» TASK GOAL: Search the material for the word "matplotlib" and report each line where it turns up.

⟨

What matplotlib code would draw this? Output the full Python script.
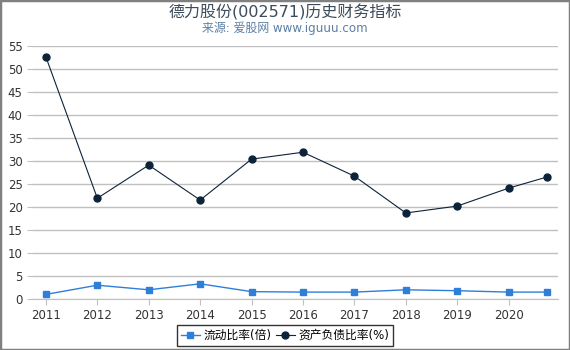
import numpy as np
import matplotlib.pyplot as plt
from matplotlib.patches import Rectangle

plt.rcParams['font.family'] = ['DejaVu Sans', 'Noto Sans CJK SC']

years = ['2011', '2012', '2013', '2014', '2015', '2016', '2017', '2018', '2019', '2020']
xpos = [0, 1, 2, 3, 4, 5, 6, 7, 8, 9, 9.74]
current_ratio = [1.0, 3.0, 2.0, 3.3, 1.6, 1.5, 1.5, 2.0, 1.8, 1.5, 1.5]
debt_ratio = [52.6, 21.9, 29.1, 21.5, 30.4, 31.9, 26.7, 18.7, 20.2, 24.1, 26.5]
yticks = [0, 5, 10, 15, 20, 25, 30, 35, 40, 45, 50, 55]

fig = plt.figure(figsize=(5.7, 3.5), dpi=100)
ax = fig.add_axes([0.058, 0.1457, 0.921, 0.723])

ax.plot(xpos, current_ratio, color='#2f7ed8', lw=1, marker='s', ms=5,
        label='流动比率(倍)', zorder=3)
ax.plot(xpos, debt_ratio, color='#0d233a', lw=0.8, marker='o', ms=5,
        label='资产负债比率(%)', zorder=3)

ax.set_xlim(-0.25, 9.96)
ax.set_ylim(0, 55)
ax.set_yticks(yticks)
ax.set_xticks(range(len(years)))
ax.set_xticklabels(years)
ax.grid(axis='y', color='#c0c0c0', lw=1)
ax.set_axisbelow(True)
for s in ['top', 'right', 'left']:
    ax.spines[s].set_visible(False)
ax.spines['bottom'].set_color('#c0c0c0')
ax.tick_params(axis='x', colors='#c0c0c0', labelcolor='#333333', labelsize=8.5, length=4)
ax.tick_params(axis='y', colors='#c0c0c0', labelcolor='#333333', labelsize=8.5, length=4)

fig.text(0.5, 0.965, '德力股份(002571)历史财务指标', ha='center', va='center',
         fontsize=11.5, color='#3b4b5b')
fig.text(0.5, 0.918, '来源: 爱股网 www.iguuu.com', ha='center', va='center',
         fontsize=8.6, color='#5b7fa6')

leg = fig.legend(loc='lower center', bbox_to_anchor=(0.5, -0.005), ncol=2,
                 fontsize=8.5, frameon=True, fancybox=False, handlelength=1.6,
                 handletextpad=0.3, columnspacing=0.4, borderpad=0.35)
leg.get_frame().set_edgecolor('black')
leg.get_frame().set_linewidth(1)

fig.patches.append(Rectangle((0, 0), 1, 1, transform=fig.transFigure, fill=False,
                             edgecolor='#808080', lw=2.5, zorder=10))

fig.savefig('out.png', dpi=100)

⟩

» TASK SOLUTION:
What matplotlib code would draw this? Output the full Python script.
import matplotlib.pyplot as plt
from matplotlib.patches import Rectangle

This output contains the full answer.